The Fort Report: Oil Price Speculation

Press Release

Date: June 27, 2008


The Fort Report

Oil Price Speculation

The North Platte Bulletin ran an informative article on the aspects of oil and gasoline price spikes as they relate to commodities speculation. I thought you might be interested in reviewing this article. You will find it below. Additionally, as a member of the House Agriculture Committee, I participated in a hearing earlier this week on this important issue. If you are interested in viewing parts of the hearing, you may go to my website at http://fortenberry.house.gov/ and select the video clip titled "Energy Hearing."


Airlines keep cutting, call for oil futures regulations
by George Lauby
North Platte Bulletin
6/23/2008

Reps. Jeff Fortenberry and Adrian Smith will participate in a House committee hearing Wednesday examining the energy crisis and futures trading.

Fortenberry said he is looking forward to it.

"Families, communities, and businesses are hurting," he said. "I remain seriously concerned that commodity speculation is a significant factor in the rapid rise of oil prices."

Fortenberry co-sponsored a provision in the Farm Bill that will help regulate the Intercontinental Commodity Exchange and could eventually close the so-called Enron loophole, which critics say allows the energy futures markets to be manipulated by shrewd, wealthy traders.

Fortenberry has also asked the President, the Secretary of Energy, and the House leadership to convene an emergency energy summit to examine the effect commodities speculation has on rising energy costs.

Other hearings

The House subcommittee on oversight and investigations held a lengthy hearing Monday on futures speculation. The U.S. Senate is also preparing to hold similar hearings.

Airlines are among those asking for more futures regulations.

An airline spokesman noted that eight carriers have already shut down and nearly 14,000 airline industry jobs have been cut. In addition, most major airlines are planning to cut flights by 10-12 percent this fall, park airplanes and lay off thousands more workers.

During the House hearing Monday, several lawmakers and witnesses called for more regulation. Many said speculation has added from $30 to $70 to the overall price of a barrel of oil.

Oppenheimer oil analyst Fadel Gheit said oil prices above $65 a barrel are not supported by market fundamentals.

Others urged the government to move cautiously if at all, warning of unintended consequences.

Big trades

Unregulated futures energy trading began with a new federal law in 2000 for which Enron lobbied heavily. That opened the door to what is now heavy trading.

House subcommittee chairman Bart Stupak of Michigan, a strong critic of unregulated futures trading, said traders held 714 crude-oil futures contracts in January 2003 and now have more than 3 million.

Fortenberry, Rep. Adrian Smith and Sen. Ben Nelson are among those calling for extensive changes.

Smith said Nebraska has the potential to produce more hydropower (see 'opinon').

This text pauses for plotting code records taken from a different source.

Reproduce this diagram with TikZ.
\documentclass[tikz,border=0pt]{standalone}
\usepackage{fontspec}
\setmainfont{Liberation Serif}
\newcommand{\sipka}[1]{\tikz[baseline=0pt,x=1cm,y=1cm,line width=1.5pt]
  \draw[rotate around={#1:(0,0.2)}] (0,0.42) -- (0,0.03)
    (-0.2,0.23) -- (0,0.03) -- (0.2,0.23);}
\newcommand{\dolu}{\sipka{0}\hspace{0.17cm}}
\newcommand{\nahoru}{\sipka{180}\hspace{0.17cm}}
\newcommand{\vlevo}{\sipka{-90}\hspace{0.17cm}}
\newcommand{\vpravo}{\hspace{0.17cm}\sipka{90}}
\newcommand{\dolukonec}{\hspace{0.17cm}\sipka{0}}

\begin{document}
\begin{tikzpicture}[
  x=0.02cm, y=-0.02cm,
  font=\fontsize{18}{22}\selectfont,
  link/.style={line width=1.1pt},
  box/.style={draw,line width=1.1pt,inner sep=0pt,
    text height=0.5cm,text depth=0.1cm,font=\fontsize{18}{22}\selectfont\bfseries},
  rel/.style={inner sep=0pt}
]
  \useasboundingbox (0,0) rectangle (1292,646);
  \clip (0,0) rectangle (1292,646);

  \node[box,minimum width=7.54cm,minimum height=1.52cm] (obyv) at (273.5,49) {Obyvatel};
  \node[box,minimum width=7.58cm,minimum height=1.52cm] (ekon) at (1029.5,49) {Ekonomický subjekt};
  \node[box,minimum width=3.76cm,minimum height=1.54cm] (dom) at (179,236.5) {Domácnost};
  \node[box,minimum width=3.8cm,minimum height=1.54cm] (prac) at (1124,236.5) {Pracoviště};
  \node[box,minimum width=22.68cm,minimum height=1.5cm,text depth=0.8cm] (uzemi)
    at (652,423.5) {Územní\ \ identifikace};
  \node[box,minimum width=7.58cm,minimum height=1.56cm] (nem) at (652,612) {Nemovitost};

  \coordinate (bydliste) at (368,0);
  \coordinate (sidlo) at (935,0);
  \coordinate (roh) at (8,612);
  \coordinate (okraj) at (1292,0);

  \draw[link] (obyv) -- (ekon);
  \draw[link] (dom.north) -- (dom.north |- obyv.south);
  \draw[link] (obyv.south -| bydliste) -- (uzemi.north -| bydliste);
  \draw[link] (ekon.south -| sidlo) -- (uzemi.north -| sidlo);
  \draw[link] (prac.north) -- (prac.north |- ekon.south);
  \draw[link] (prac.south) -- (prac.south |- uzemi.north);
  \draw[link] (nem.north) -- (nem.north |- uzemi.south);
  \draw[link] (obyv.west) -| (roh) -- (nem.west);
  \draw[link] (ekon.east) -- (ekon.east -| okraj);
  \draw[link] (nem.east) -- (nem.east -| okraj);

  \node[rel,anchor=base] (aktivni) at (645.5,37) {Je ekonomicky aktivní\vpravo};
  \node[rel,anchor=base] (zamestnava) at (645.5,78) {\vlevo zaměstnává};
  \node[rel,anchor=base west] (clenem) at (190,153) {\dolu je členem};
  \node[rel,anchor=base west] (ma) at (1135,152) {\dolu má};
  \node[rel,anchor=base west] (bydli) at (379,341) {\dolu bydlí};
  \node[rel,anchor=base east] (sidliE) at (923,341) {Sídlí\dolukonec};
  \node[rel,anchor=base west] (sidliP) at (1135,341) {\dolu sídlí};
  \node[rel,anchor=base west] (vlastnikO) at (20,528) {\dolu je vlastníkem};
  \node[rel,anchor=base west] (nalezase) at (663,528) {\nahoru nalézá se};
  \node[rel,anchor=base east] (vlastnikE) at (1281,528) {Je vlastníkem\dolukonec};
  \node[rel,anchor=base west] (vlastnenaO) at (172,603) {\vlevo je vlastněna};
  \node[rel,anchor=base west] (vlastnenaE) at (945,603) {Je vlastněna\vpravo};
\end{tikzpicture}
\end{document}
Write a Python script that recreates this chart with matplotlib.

Fortenberry called for Congress and the Administration to fully analyze the effects of commodity speculation and other potential factors, including: rising demand, supply restrictions, inflation, boutique fuels, lack of sustainable alternative sources, geopolitical instability, and OPEC.

Farm bill

Sen. Ben Nelson is calling for a National Commission on Energy Policy and Global Climate Change (see ‘Opinion'). Nelson also said recently that the Farm Bill provision that deals with futures trading "will prove invaluable in the coming months."

The bill provides new regulations for certain over-the-counter energy derivatives (futures) markets. The regulations would apply to electronic trades -- where multiple buyers and sellers are able to post orders and execute transactions over an electronic network.

The Commodity Futures Trading Commission will have more oversight over such trades. The electronic exchanges will be required to publish and/or report information related to prices, trading volume, and the size of positions held by speculators and hedgers.

And, if the CFTC determines these markets play a significant role in setting energy prices, the exchanges will be required to register and comply with core principles aimed at curbing manipulation and excessive speculation, according to the Congressional Research Service.

However, more extensive two-party trades known as "swaps" will apparently continue without oversight unless Congress takes further action.